WRITTEN EXERCISE:
Please find all lines in the data that hold the string "with" and copy them.

###

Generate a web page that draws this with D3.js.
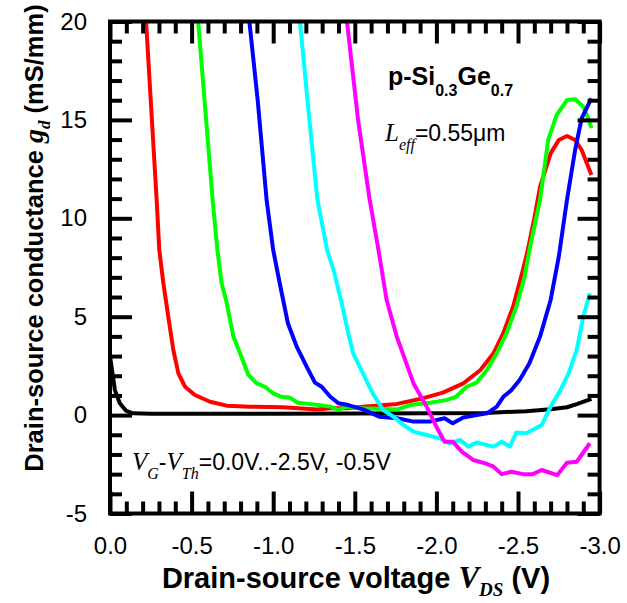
<!DOCTYPE html>
<html>
<head>
<meta charset="utf-8">
<script src="https://cdn.jsdelivr.net/npm/d3@7"></script>
<style>
  html, body { margin: 0; padding: 0; background: #fff; }
  svg { display: block; }
</style>
</head>
<body>
<svg id="chart" width="627" height="603"></svg>
<script>
// ---- data (V_DS in volts, g_d in mS/mm) ----
const seriesNames = ["0.0V", "-0.5V", "-1.0V", "-1.5V", "-2.0V", "-2.5V"];
const seriesColors = ["#000000", "#ff0000", "#00ff00", "#0000ff", "#00ffff", "#ff00ff"];

const black = [[0,3.0],[-0.03,1.27],[-0.06,0.6],[-0.10,0.21],[-0.14,0.09],[-0.25,0.07],[-0.5,0.07],[-1.0,0.07],[-1.5,0.08],[-2.0,0.09],[-2.3,0.11],[-2.55,0.2],[-2.7,0.3],[-2.8,0.4],[-2.86,0.56],[-2.95,0.82]];
const red = [[-0.221,20],[-0.286,10.93],[-0.302,8.39],[-0.327,6.7],[-0.357,5.01],[-0.388,3.31],[-0.419,2.12],[-0.46,1.44],[-0.52,1.02],[-0.613,0.68],[-0.715,0.48],[-0.858,0.43],[-1.06,0.40],[-1.27,0.29],[-1.35,0.35],[-1.45,0.35],[-1.55,0.43],[-1.76,0.57],[-1.92,0.86],[-2.04,1.14],[-2.165,1.61],[-2.27,2.29],[-2.35,3.14],[-2.41,4.16],[-2.47,5.51],[-2.53,7.37],[-2.56,8.39],[-2.6,10.0],[-2.635,11.6],[-2.70,13.3],[-2.75,13.98],[-2.80,14.18],[-2.85,13.98],[-2.89,13.47],[-2.95,12.2]];
const green = [[-0.54,20],[-0.629,10.93],[-0.658,8.39],[-0.684,6.7],[-0.711,5.85],[-0.756,3.99],[-0.797,3.14],[-0.848,2.04],[-0.899,1.61],[-0.95,1.44],[-1.0,1.10],[-1.05,0.93],[-1.10,0.90],[-1.15,0.63],[-1.215,0.57],[-1.276,0.51],[-1.35,0.43],[-1.40,0.26],[-1.45,0.43],[-1.55,0.35],[-1.76,0.29],[-1.84,0.51],[-1.96,0.63],[-2.06,0.76],[-2.12,0.93],[-2.185,1.44],[-2.246,1.65],[-2.31,2.29],[-2.37,3.14],[-2.43,4.16],[-2.49,5.51],[-2.54,7.02],[-2.57,8.39],[-2.635,10.93],[-2.685,13.98],[-2.737,15.25],[-2.80,16.01],[-2.85,16.05],[-2.90,15.67],[-2.93,15.08],[-2.95,14.58]];
const blue = [[-0.854,20],[-0.905,16],[-0.96,10.9],[-1.0,8.39],[-1.04,6.7],[-1.09,4.67],[-1.144,3.48],[-1.205,2.46],[-1.256,1.65],[-1.297,1.44],[-1.35,0.93],[-1.40,0.60],[-1.46,0.51],[-1.55,0.29],[-1.65,-0.08],[-1.76,-0.16],[-1.86,-0.33],[-1.96,-0.33],[-2.05,-0.16],[-2.10,-0.42],[-2.165,-0.12],[-2.246,0.0],[-2.31,0.09],[-2.37,0.43],[-2.41,0.93],[-2.46,1.27],[-2.51,1.78],[-2.57,2.63],[-2.635,3.99],[-2.70,5.85],[-2.75,8.05],[-2.80,10.93],[-2.85,13.47],[-2.89,15.08],[-2.95,16.1]];
const cyan = [[-1.164,20],[-1.21,16],[-1.27,11],[-1.33,8.39],[-1.37,7.37],[-1.42,5.68],[-1.46,4.16],[-1.49,3.14],[-1.55,2.12],[-1.61,1.10],[-1.674,0.26],[-1.736,-0.08],[-1.80,-0.51],[-1.86,-0.84],[-1.94,-1.01],[-2.02,-1.18],[-2.08,-1.43],[-2.145,-1.26],[-2.195,-1.6],[-2.246,-1.39],[-2.35,-1.6],[-2.40,-1.35],[-2.45,-1.6],[-2.49,-0.89],[-2.55,-0.92],[-2.645,-0.51],[-2.70,0.43],[-2.76,1.27],[-2.81,2.12],[-2.86,3.31],[-2.90,5.0],[-2.94,6.19]];
const magenta = [[-1.452,20],[-1.52,15],[-1.59,11],[-1.645,8.39],[-1.695,5.85],[-1.757,3.99],[-1.86,1.61],[-1.94,0.43],[-2.0,-0.59],[-2.05,-1.35],[-2.10,-1.35],[-2.155,-1.86],[-2.225,-2.28],[-2.30,-2.45],[-2.35,-2.62],[-2.40,-3.0],[-2.46,-2.88],[-2.53,-3.0],[-2.59,-3.0],[-2.645,-2.79],[-2.74,-3.05],[-2.80,-2.42],[-2.86,-2.37],[-2.94,-1.43]];

const xTicks = [0, -0.5, -1.0, -1.5, -2.0, -2.5, -3.0];
const xTickLabels = ["0.0", "-0.5", "-1.0", "-1.5", "-2.0", "-2.5", "-3.0"];
const yTicks = [-5, 0, 5, 10, 15, 20];
const yTickLabels = ["-5", "0", "5", "10", "15", "20"];

// ---- layout ----
const L = 110, R = 599.6, T = 21.5, B = 513.5;
const svg = d3.select("#chart");
const x = d3.scaleLinear().domain([0, -3]).range([L, R]);
const y = d3.scaleLinear().domain([20, -5]).range([T, B]);

const sans = "'Liberation Sans', Arial, sans-serif";
const serif = "'Liberation Serif', 'Times New Roman', serif";

// clip
svg.append("defs").append("clipPath").attr("id", "clip")
  .append("rect").attr("x", L).attr("y", T).attr("width", R - L).attr("height", B - T);

// curves
const allSeries = [black, red, green, blue, cyan, magenta];
const line = d3.line().x(d => x(d[0])).y(d => y(d[1]));
const g = svg.append("g").attr("clip-path", "url(#clip)");
allSeries.forEach((s, i) => {
  g.append("path").datum(s)
    .attr("fill", "none").attr("stroke", seriesColors[i])
    .attr("stroke-width", 4).attr("stroke-linejoin", "round")
    .attr("d", line);
});

// axes with inward ticks
const minorX = d3.range(0, 31).map(i => -i / 10).filter(v => !xTicks.some(t => Math.abs(t - v) < 1e-9));
const minorY = d3.range(-5, 21).filter(v => yTicks.indexOf(v) < 0);

function styleAxis(sel) {
  sel.select(".domain").remove();
  sel.selectAll(".tick line").attr("stroke", "#000").attr("stroke-width", 4);
  sel.selectAll(".tick text").attr("font-family", sans).attr("font-size", 24).attr("fill", "#000");
}

svg.append("g").attr("transform", `translate(0,${B})`)
  .call(d3.axisBottom(x).tickValues(xTicks).tickFormat((d, i) => xTickLabels[i]).tickSizeInner(-22).tickSizeOuter(0).tickPadding(23))
  .call(styleAxis);
svg.append("g").attr("transform", `translate(0,${B})`)
  .call(d3.axisBottom(x).tickValues(minorX).tickFormat("").tickSizeInner(-12).tickSizeOuter(0))
  .call(styleAxis);
svg.append("g").attr("transform", `translate(0,${T})`)
  .call(d3.axisTop(x).tickValues(xTicks).tickFormat("").tickSizeInner(-22).tickSizeOuter(0))
  .call(styleAxis);
svg.append("g").attr("transform", `translate(0,${T})`)
  .call(d3.axisTop(x).tickValues(minorX).tickFormat("").tickSizeInner(-12).tickSizeOuter(0))
  .call(styleAxis);
svg.append("g").attr("transform", `translate(${L},0)`)
  .call(d3.axisLeft(y).tickValues(yTicks).tickFormat((d, i) => yTickLabels[i]).tickSizeInner(-22).tickSizeOuter(0).tickPadding(23))
  .call(styleAxis);
svg.append("g").attr("transform", `translate(${L},0)`)
  .call(d3.axisLeft(y).tickValues(minorY).tickFormat("").tickSizeInner(-12).tickSizeOuter(0))
  .call(styleAxis);
svg.append("g").attr("transform", `translate(${R},0)`)
  .call(d3.axisRight(y).tickValues(yTicks).tickFormat("").tickSizeInner(-22).tickSizeOuter(0))
  .call(styleAxis);
svg.append("g").attr("transform", `translate(${R},0)`)
  .call(d3.axisRight(y).tickValues(minorY).tickFormat("").tickSizeInner(-12).tickSizeOuter(0))
  .call(styleAxis);

// frame
svg.append("rect").attr("x", L).attr("y", T).attr("width", R - L).attr("height", B - T)
  .attr("fill", "none").attr("stroke", "#000").attr("stroke-width", 4);

// x title
const xt = svg.append("text").attr("x", 356).attr("y", 588).attr("text-anchor", "middle")
  .attr("font-family", sans).attr("font-size", 29).attr("font-weight", "bold").attr("fill", "#000");
xt.append("tspan").text("Drain-source voltage ");
xt.append("tspan").attr("font-family", serif).attr("font-style", "italic").attr("font-size", 31).text("V");
xt.append("tspan").attr("font-family", serif).attr("font-style", "italic").attr("font-size", 19).attr("dy", 8).text("DS");
xt.append("tspan").attr("dy", -8).text(" (V)");

// y title
const yt = svg.append("text").attr("transform", "translate(43,238) rotate(-90)").attr("text-anchor", "middle")
  .attr("font-family", sans).attr("font-size", 25.5).attr("font-weight", "bold").attr("fill", "#000");
yt.append("tspan").text("Drain-source conductance ");
yt.append("tspan").attr("font-family", serif).attr("font-style", "italic").attr("font-size", 28).text("g");
yt.append("tspan").attr("font-family", serif).attr("font-style", "italic").attr("font-size", 17).attr("dy", 7).text("d");
yt.append("tspan").attr("dy", -7).text(" (mS/mm)");

// inset labels
const t1 = svg.append("text").attr("x", 388).attr("y", 85)
  .attr("font-family", sans).attr("font-size", 25).attr("font-weight", "bold").attr("fill", "#000");
t1.append("tspan").text("p-Si");
t1.append("tspan").attr("font-size", 16).attr("dy", 11).text("0.3");
t1.append("tspan").attr("dy", -11).text("Ge");
t1.append("tspan").attr("font-size", 16).attr("dy", 11).text("0.7");

const t2 = svg.append("text").attr("x", 385).attr("y", 141)
  .attr("font-family", sans).attr("font-size", 23).attr("fill", "#000");
t2.append("tspan").attr("font-family", serif).attr("font-style", "italic").attr("font-size", 25).text("L");
t2.append("tspan").attr("font-family", serif).attr("font-style", "italic").attr("font-size", 16).attr("dy", 9).text("eff");
t2.append("tspan").attr("dy", -9).text("=0.55\u03bcm");

const t3 = svg.append("text").attr("x", 132).attr("y", 470)
  .attr("font-family", sans).attr("font-size", 23).attr("fill", "#000");
t3.append("tspan").attr("font-family", serif).attr("font-style", "italic").attr("font-size", 25).text("V");
t3.append("tspan").attr("font-family", serif).attr("font-style", "italic").attr("font-size", 16).attr("dy", 9).text("G");
t3.append("tspan").attr("dy", -9).text("-");
t3.append("tspan").attr("font-family", serif).attr("font-style", "italic").attr("font-size", 25).text("V");
t3.append("tspan").attr("font-family", serif).attr("font-style", "italic").attr("font-size", 16).attr("dy", 9).text("Th");
t3.append("tspan").attr("dy", -9).text("=0.0V..-2.5V, -0.5V");
</script>
</body>
</html>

###

RESPONSE FOR THIS EXERCISE:
Generate a web page that draws this with D3.js.
// axes with inward ticks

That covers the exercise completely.